I also want to read another quote from his inaugural address.

“The consideration of this question cannot, however, be complete and full without reference to the negro race, its progress and its present condition. The thirteenth amendment secured them freedom; the fourteenth amendment due process of law, protection of property, and the pursuit of happiness; and the fifteenth amendment attempted to secure the negro against any deprivation of the privilege to vote because he was a negro. The thirteenth and fourteenth amendments have been generally enforced and have secured the objects for which they are intended. While the fifteenth amendment has not been generally observed in the past, it ought to be observed, and the tendency of Southern legislation today is toward the enactment of electoral qualifications which shall square with that amendment. Of course, the mere adoption of a constitutional law is only one step in the right direction. It must be fairly and justly enforced as well. In time both will come.”

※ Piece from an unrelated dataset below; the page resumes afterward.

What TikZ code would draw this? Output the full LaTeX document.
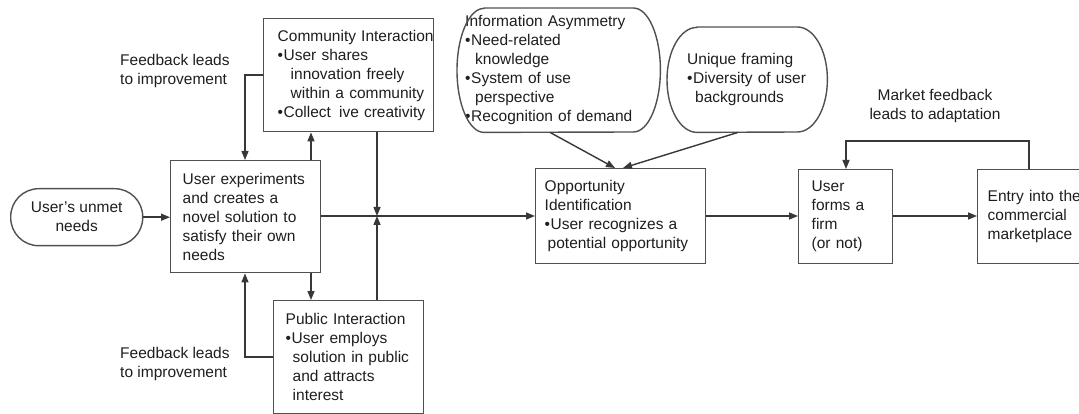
\documentclass[tikz,border=0pt]{standalone}
\usepackage{fontspec}
\setmainfont{Liberation Sans}
\usetikzlibrary{arrows.meta}
\definecolor{textc}{HTML}{1E1E1E}
\definecolor{boxc}{HTML}{505050}
\definecolor{linec}{HTML}{383838}
\newcommand{\bul}{\makebox[6pt][l]{•}}
\begin{document}
\begin{tikzpicture}[x=1pt,y=-1pt,
  every node/.style={font=\fontsize{15.5pt}{19pt}\selectfont, text=textc},
  box/.style={draw=boxc, line width=1.4pt, rectangle, anchor=north west, align=left, inner ysep=0pt},
  bubble/.style={draw=none, rectangle, anchor=north west, align=left, inner ysep=0pt},
  outline/.style={draw=boxc, line width=1.4pt},
  conn/.style={draw=linec, line width=1.4pt},
  arr/.style={conn, -{Triangle[length=9pt,width=7pt]}},
  lbl/.style={anchor=west, align=left, inner sep=0pt}]
\clip (0,0) rectangle (1079,414);
\useasboundingbox (0,0) rectangle (1079,414);

% boxes
\node[box, minimum width=132pt, minimum height=57pt, rounded corners=28pt, align=center] (needs) at (10,188) {User's unmet\\needs};
\node[box, minimum width=150pt, minimum height=112pt, inner xsep=12pt, text width=126pt] (main) at (170,160)
 {\mbox{User experiments}\\\mbox{and creates a}\\\mbox{novel solution to}\\\mbox{satisfy their own}\\\mbox{needs}};
\node[box, minimum width=170pt, minimum height=113pt, inner xsep=14pt, text width=142pt] (comm) at (263,18)
 {\mbox{Community Interaction}\\\mbox{\bul User shares}\\\mbox{\hspace{13pt}innovation freely}\\\mbox{\hspace{13pt}within a community}\\\mbox{\bul Collect\hspace{8pt}ive creativity}};
\node[box, minimum width=150pt, minimum height=113pt, inner xsep=12pt, text width=126pt] (pub) at (273,300)
 {\mbox{Public Interaction}\\\mbox{\bul User employs}\\\mbox{\hspace{7pt}solution in public}\\\mbox{\hspace{7pt}and attracts}\\\mbox{\hspace{7pt}interest}};
\node[box, minimum width=170pt, minimum height=95pt, inner xsep=9pt, text width=152pt] (opp) at (535,168)
 {\mbox{Opportunity}\\\mbox{Identification}\\\mbox{\bul User recognizes a}\\\mbox{\hspace{3pt}potential opportunity}};
\node[box, minimum width=94pt, minimum height=94pt, inner xsep=13pt, text width=68pt] (firm) at (798,169)
 {\mbox{User}\\\mbox{forms a}\\\mbox{firm}\\\mbox{(or not)}};
\node[box, minimum width=130pt, minimum height=94pt, inner xsep=10pt, text width=110pt] (entry) at (977,169)
 {\mbox{Entry into the}\\\mbox{commercial}\\\mbox{marketplace}};

% rounded bubbles
\node[bubble, minimum width=203pt, minimum height=124pt, inner xsep=8pt, text width=187pt] (info) at (457,8)
 {\mbox{Information Asymmetry}\\\mbox{\bul Need-related}\\\mbox{\hspace{10pt}knowledge}\\\mbox{\bul System of use}\\\mbox{\hspace{10pt}perspective}\\\mbox{\bul Recognition of demand}};
\draw[outline] ([xshift=27pt]info.north west) -- ([xshift=-27pt]info.north east)
  arc[start angle=90,end angle=-90,x radius=27pt,y radius=62pt]
  -- ([xshift=27pt]info.south west)
  arc[start angle=270,end angle=90,x radius=27pt,y radius=62pt] -- cycle;
\node[bubble, minimum width=160pt, minimum height=105pt, inner xsep=20pt, text width=120pt] (uniq) at (667,27)
 {\mbox{Unique framing}\\\mbox{\bul Diversity of user}\\\mbox{\hspace{8pt}backgrounds}};
\draw[outline] ([xshift=30pt]uniq.north west) -- ([xshift=-30pt]uniq.north east)
  arc[start angle=90,end angle=-90,x radius=30pt,y radius=52.5pt]
  -- ([xshift=30pt]uniq.south west)
  arc[start angle=270,end angle=90,x radius=30pt,y radius=52.5pt] -- cycle;

% labels
\node[lbl] (fb1) at (120,71) {Feedback leads\\to improvement};
\node[lbl] (fb2) at (120,364) {Feedback leads\\to improvement};
\node[align=center, inner sep=0pt] (mkt) at (935,106) {Market feedback\\leads to adaptation};

% helper coordinates
\coordinate (J) at (377,216);
\coordinate (xup) at (311,0);
\coordinate (xfb) at (245,0);
\coordinate (yc) at (0,75);
\coordinate (yp) at (0,357);
\coordinate (xi) at (550,0);
\coordinate (xio) at (615,0);
\coordinate (xu) at (738,0);
\coordinate (xuo) at (623,0);
\coordinate (xe) at (1029,0);
\coordinate (xf) at (846,0);
\coordinate (yt) at (0,141);

% connectors
\draw[arr] (needs.east) -- (needs.east -| main.west);
\draw[arr] (main.east |- J) -- (opp.west |- J);
\draw[arr] (comm.south -| J) -- (J);
\draw[arr] (pub.north -| J) -- (J);
\draw[arr] (main.north -| xup) -- (comm.south -| xup);
\draw[arr] (comm.west |- yc) -- (xfb |- yc) -- (main.north -| xfb);
\draw[arr] (main.south -| xup) -- (pub.north -| xup);
\draw[arr] (pub.west |- yp) -- (xfb |- yp) -- (main.south -| xfb);
\draw[arr] (info.south -| xi) -- (opp.north -| xio);
\draw[arr] (uniq.south -| xu) -- (opp.north -| xuo);
\draw[arr] (opp.east |- J) -- (firm.west |- J);
\draw[arr] (firm.east |- J) -- (entry.west |- J);
\draw[arr] (entry.north -| xe) |- (xf |- yt) -- (firm.north -| xf);
\end{tikzpicture}
\end{document}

“The progress which the negro has made in the last fifty years, from slavery, when its statistics are reviewed, is marvelous, and it furnishes every reason to hope that in the next twenty-five years a still greater improvement in his condition as a productive member of society, on the farm, and in the shop, and in other occupations may come.” He also recognizes in his speech that Black Americans were taken to the United States against their will.

I think these quotations are incredibly important in understanding his perspective on Civil Rights and how the government must protect people’s rights and enforce the law.

When it came to being President, this was not a role he was happy in. He gained a lot of weight while President. He was known for falling asleep during meetings. It is believed he had sleep apnea and would often jolt awake after a few minutes. While he didn’t thrive in his role as President, his wife, Nellie did.

Nellie Taft as First Lady

A woman who dreamed of marrying a man who would become President of the United States so she could live in the White House from the age of 16, did a lot to expand the role of First Lady. She spoke a number of languages and would often speak to diplomats. She is known for helping to beautify the capitol by planting thousands of Japanese Cherry Blossoms. She worked to promote better working conditions for workers and met with unions. She attended some cabinet meetings. She opposed prohibition, supported suffrage and smoked cigarettes! Had it not been for the two strokes she suffered during her husband’s term, she would have done much more. After her first stroke, she had to learn how to speak again. The size of The White House was enlarged during Taft’s Presidency. Congress approved $40,000 to double the size of the Executive Office Building which would eventually become known as The West Wing. One of the new changes was the President’s Office. An Oval Office, designed after the famous Blue Room in the White House (which is also oval) was built. This is not the Oval Office of today. That one was built during the Presidency of FDR.